While that last challenge isn’t new, and is something the mainstream media have been
struggling to address for four years, it came to more of a head in 2020 as America split into what Ipsos’ political polling experts described as “two alternate realities.”
“This is really important to understand,” Ipsos top political researcher Chris Jackson said during his last briefing prior to the election, adding, “we’re not even
necessarily talking about the same reality. In a lot of ways, some of us are talking about Mars and others are talking about Venus.”
Importantly, Jackson cited research showing that
regardless of their political affiliation, the alternate realities of Americans were being shaped by the news organizations they got their information from.
The studies, which asked voters of
all parties whether they agreed or disagreed with two facts — the official U.S. COVID-19 death toll and whether they approve of the President’s handling of it — found alternate views
of those realities even within the same party, depending on whether they relied on Fox as their source for news.

“We see a huge difference between Fox News Republicans and non-Fox News
Republicans,” Jackson said while presenting the data shown in the chart above. He also noted the same thing was true among Independent voters, depending on whether they got their news from Fox
or not.
“There’s a strong divergence about what we understand to be ground truths and ground facts,” Jackson bemoaned.
Worst of all, it has proven to be a successful
business strategy, driving Fox News’ ratings and revenues. According to a Pew Research Center analysis, Fox News’ ad revenues actually surged 41% during the pandemic.
In
fact, according to Fox Corp. CFO Steve Tomsic, Fox News generated a record $400 million in political advertising revenues between January and November 2020, proving that alternate
realities are not just divisive, but are incredibly profitable too.

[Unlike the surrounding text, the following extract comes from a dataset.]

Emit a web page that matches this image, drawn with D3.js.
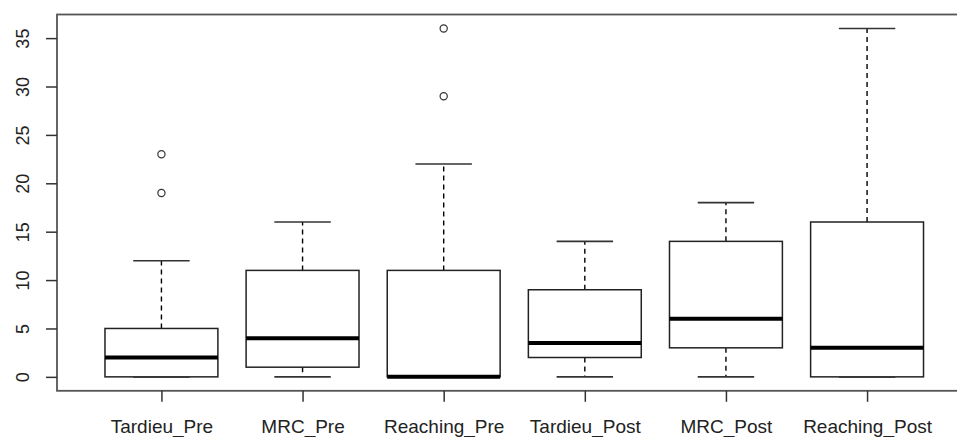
<!DOCTYPE html>
<html>
<head>
<meta charset="utf-8">
<script src="https://cdn.jsdelivr.net/npm/d3@7"></script>
<style>
html,body{margin:0;padding:0;background:#fff;}
svg{display:block;}
</style>
</head>
<body>
<svg id="chart" width="957" height="437"></svg>
<script>
const categories = ["Tardieu_Pre","MRC_Pre","Reaching_Pre","Tardieu_Post","MRC_Post","Reaching_Post"];
const whiskerLow = [0, 0, 0, 0, 0, 0];
const q1 = [0, 1, 0, 2, 3, 0];
const medians = [2, 4, 0, 3.5, 6, 3];
const q3 = [5, 11, 11, 9, 14, 16];
const whiskerHigh = [12, 16, 22, 14, 18, 36];
const outliers = [[19, 23], [], [29, 36], [], [], []];
const yTicks = [0, 5, 10, 15, 20, 25, 30, 35];

(function () {
const svg = d3.select("#chart");
const font = "'Liberation Sans', Arial, sans-serif";

// plot region (R style, extends slightly beyond right edge)
const pLeft = 57, pTop = 14.5, pBottom = 390.8, pRight = 971.5;
const x = d3.scaleLinear().domain([0.26, 6.74]).range([pLeft, pRight]);
const y = d3.scaleLinear().domain([-1.44, 37.44]).range([pBottom, pTop]);

const data = categories.map((c, i) => ({
  name: c, i: i + 1, lo: whiskerLow[i], q1: q1[i], med: medians[i],
  q3: q3[i], hi: whiskerHigh[i], out: outliers[i]
}));

const g = svg.append("g");

// whiskers (dashed)
g.selectAll(".wup").data(data).enter().append("line")
  .attr("x1", d => x(d.i)).attr("x2", d => x(d.i))
  .attr("y1", d => y(d.q3)).attr("y2", d => y(d.hi))
  .attr("stroke", "#000").attr("stroke-width", 1.4).attr("stroke-dasharray", "5,4");
g.selectAll(".wdn").data(data.filter(d => d.q1 > d.lo)).enter().append("line")
  .attr("x1", d => x(d.i)).attr("x2", d => x(d.i))
  .attr("y1", d => y(d.q1)).attr("y2", d => y(d.lo))
  .attr("stroke", "#000").attr("stroke-width", 1.4).attr("stroke-dasharray", "5,4");

// caps
const capHalf = 0.2;
g.selectAll(".capHi").data(data).enter().append("line")
  .attr("x1", d => x(d.i - capHalf)).attr("x2", d => x(d.i + capHalf))
  .attr("y1", d => y(d.hi)).attr("y2", d => y(d.hi))
  .attr("stroke", "#333").attr("stroke-width", 1.6);
g.selectAll(".capLo").data(data).enter().append("line")
  .attr("x1", d => x(d.i - capHalf)).attr("x2", d => x(d.i + capHalf))
  .attr("y1", d => y(d.lo)).attr("y2", d => y(d.lo))
  .attr("stroke", "#333").attr("stroke-width", 1.6);

// boxes
const boxHalf = 0.4;
g.selectAll(".box").data(data).enter().append("rect")
  .attr("x", d => x(d.i - boxHalf)).attr("width", d => x(d.i + boxHalf) - x(d.i - boxHalf))
  .attr("y", d => y(d.q3)).attr("height", d => y(d.q1) - y(d.q3))
  .attr("fill", "#fff").attr("stroke", "#222").attr("stroke-width", 1.5);

// medians
g.selectAll(".med").data(data).enter().append("line")
  .attr("x1", d => x(d.i - boxHalf)).attr("x2", d => x(d.i + boxHalf))
  .attr("y1", d => y(d.med)).attr("y2", d => y(d.med))
  .attr("stroke", "#000").attr("stroke-width", 4);

// outliers
const outPts = [];
data.forEach(d => d.out.forEach(v => outPts.push({i: d.i, v: v})));
g.selectAll(".out").data(outPts).enter().append("circle")
  .attr("cx", d => x(d.i)).attr("cy", d => y(d.v)).attr("r", 3.6)
  .attr("fill", "none").attr("stroke", "#333").attr("stroke-width", 1.2);

// frame
svg.append("rect")
  .attr("x", pLeft).attr("y", pTop).attr("width", pRight - pLeft).attr("height", pBottom - pTop)
  .attr("fill", "none").attr("stroke", "#555").attr("stroke-width", 1.8);

// y axis
const yAxis = d3.axisLeft(y).tickValues(yTicks).tickSize(11).tickPadding(0).tickFormat(d3.format("d"));
const ya = svg.append("g").attr("transform", `translate(${pLeft},0)`).call(yAxis);
ya.select(".domain").remove();
ya.selectAll(".tick line").attr("stroke", "#333").attr("stroke-width", 1.5);
ya.selectAll(".tick text")
  .attr("transform", "rotate(-90)")
  .attr("x", 0).attr("y", -28)
  .attr("dy", 0)
  .attr("text-anchor", "middle")
  .attr("font-family", font).attr("font-size", 18).attr("fill", "#222");

// x axis
const xAxis = d3.axisBottom(x).tickValues(d3.range(1, categories.length + 1))
  .tickSize(11).tickPadding(0).tickFormat(d => categories[d - 1]);
const xa = svg.append("g").attr("transform", `translate(0,${pBottom})`).call(xAxis);
xa.select(".domain").remove();
xa.selectAll(".tick line").attr("stroke", "#333").attr("stroke-width", 1.5);
xa.selectAll(".tick text")
  .attr("y", 42).attr("dy", 0)
  .attr("font-family", font).attr("font-size", 19).attr("fill", "#222");
})();
</script>
</body>
</html>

Despite the lopsided economic models of fact-based reporting during 2020, DCN’s Kint says the mainstream
media had no choice but to take a hit on their margins because they were directly or indirectly reinvesting in the credibility of their journalism brands.
“They all have ROI
and economic deliverables to their shareholders and their owners, but being news organizations they also have a high bar in terms of delivering on the consumer’s trust that they know their
brands are beholden to,” he explains, adding that there were also some surprising unintended consequences that they had to grapple with, including a programmatic “brand safety”
technology that was inadvertently handicapping mainstream news organizations for the wrong reasons.
During the year, DCN learned that many advertisers, DSPs and brand
safety ad technology solutions were using certain keywords like “Covid” or “Black Lives Matters” to block ads on pages of content they were buying. The phenomenon was
automated, and designed to prevent a marketer’s ads from showing up alongside controversial content, but when the DCN sent letters to advertisers explaining what was going on, they
backed off using the keywords for blocking ads on news pages.
“The irony was that these newsrooms were shifting their resources toward covering the pandemic in which the
advertising was being blocked because of a keyword blocking technology,” Kint recalls, adding, “That was flying in the face of the ROI and the economics. But they
had to do it, because the public comes to their brand to be informed about what’s going on in society. That, in the long term, will prove to be the right decision. But in the short-term,
it’s a tough decision. I don’t know who else in the media supply chain has to make that sort of decision.”